Exercise
Collect every line of the records below that contains the word "this".

Source code of charts:
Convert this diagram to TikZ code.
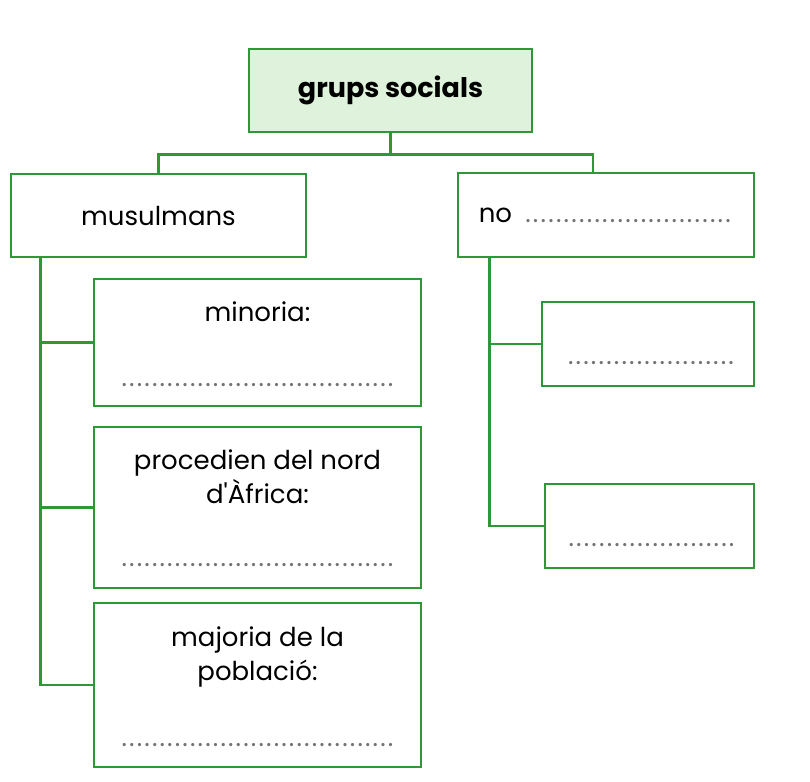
\documentclass[tikz,border=0pt]{standalone}
\usepackage{fontspec}
\setmainfont{Poppins}
\usepackage{xcolor}
\usepackage{tikz}
\usetikzlibrary{positioning}
\definecolor{boxgreen}{RGB}{46,152,56}
\definecolor{mint}{RGB}{222,242,220}
\definecolor{dotgray}{RGB}{115,115,115}
\newcommand\dotrow[1]{\textcolor{dotgray}{\hbox to #1{\xleaders\hbox to 7.6pt{\hss.\hss}\hfill}}}
\newcommand\straightq{\XeTeXglyph\XeTeXcharglyph"27\relax}

\begin{document}
\begin{tikzpicture}[x=1pt,y=-1pt,
        box/.style={draw=boxgreen,line width=2.8pt,inner sep=0pt,font=\fontsize{26}{34}\selectfont},
        link/.style={draw=boxgreen,line width=2.8pt},
        lbl/.style={font=\fontsize{26}{34}\selectfont,align=center,inner sep=0pt}]
        \useasboundingbox[fill=white] (0,0) rectangle (810,781);

        %%% BOXES %%%
        \node[box,fill=mint,minimum width=283pt,minimum height=83pt] (grups) at (390.5,90.5) {\fontsize{27}{34}\selectfont\bfseries grups socials};
        \node[box,minimum width=295pt,minimum height=83pt] (musulmans) at (158.5,215.5) {musulmans};
        \node[box,minimum width=296pt,minimum height=84pt] (noMus) at (606,215) {};
        \node[box,minimum width=327pt,minimum height=127pt] (minoria) at (257.5,342.5) {};
        \node[box,minimum width=327pt,minimum height=161pt] (nord) at (257.5,507.5) {};
        \node[box,minimum width=327pt,minimum height=164pt] (majoria) at (257.5,685) {};
        \node[box,minimum width=212pt,minimum height=84pt] (blankA) at (648,344) {};
        \node[box,minimum width=209pt,minimum height=84pt] (blankB) at (649.5,526) {};

        %%% TEXTS %%%
        \node[lbl,anchor=west] (noT) at ([xshift=22pt]noMus.west) {no\hspace{12pt}\dotrow{208pt}};
        \node[lbl] (minoriaT) at ([yshift=-34pt]minoria.north) {minoria:};
        \node[lbl,anchor=base] (minoriaD) at ([yshift=21pt]minoria.south) {\dotrow{274pt}};
        \node[lbl] (nordT) at ([yshift=-51pt]nord.north) {procedien del nord\\d\straightq Àfrica:};
        \node[lbl,anchor=base] (nordD) at ([yshift=23pt]nord.south) {\dotrow{274pt}};
        \node[lbl] (majoriaT) at ([yshift=-55pt]majoria.north) {majoria de la\\població:};
        \node[lbl,anchor=base] (majoriaD) at ([yshift=22pt]majoria.south) {\dotrow{274pt}};
        \node[lbl,anchor=base] (blankAD) at ([xshift=3pt,yshift=23pt]blankA.south) {\dotrow{168pt}};
        \node[lbl,anchor=base] (blankBD) at ([xshift=2pt,yshift=23pt]blankB.south) {\dotrow{168pt}};

        %%% LINES %%%
        \coordinate (split) at ([yshift=-21pt]grups.south);
        \coordinate (ltop) at ([xshift=31pt]musulmans.south west);
        \coordinate (rtop) at ([xshift=33pt]noMus.south west);
        \draw[link] (grups.south) -- (split);
        \draw[link] (musulmans.north) |- (split) -| ([xshift=-13pt]noMus.north);
        \draw[link] (ltop) |- (majoria.west);
        \draw[link] (ltop |- minoria.west) -- (minoria.west);
        \draw[link] (ltop |- nord.west) -- (nord.west);
        \draw[link] (rtop) |- (blankB.west);
        \draw[link] (rtop |- blankA.west) -- (blankA.west);
\end{tikzpicture}
\end{document}
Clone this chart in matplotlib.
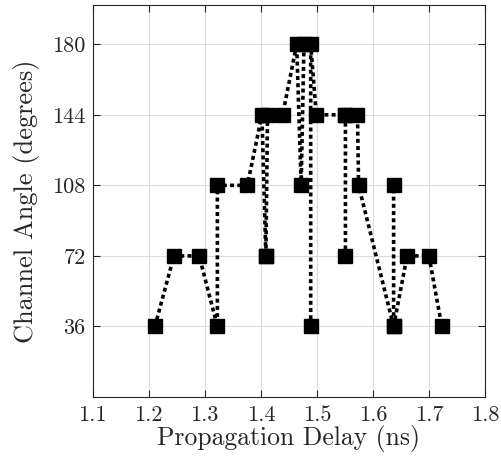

Written response
Convert this diagram to TikZ code.
Clone this chart in matplotlib.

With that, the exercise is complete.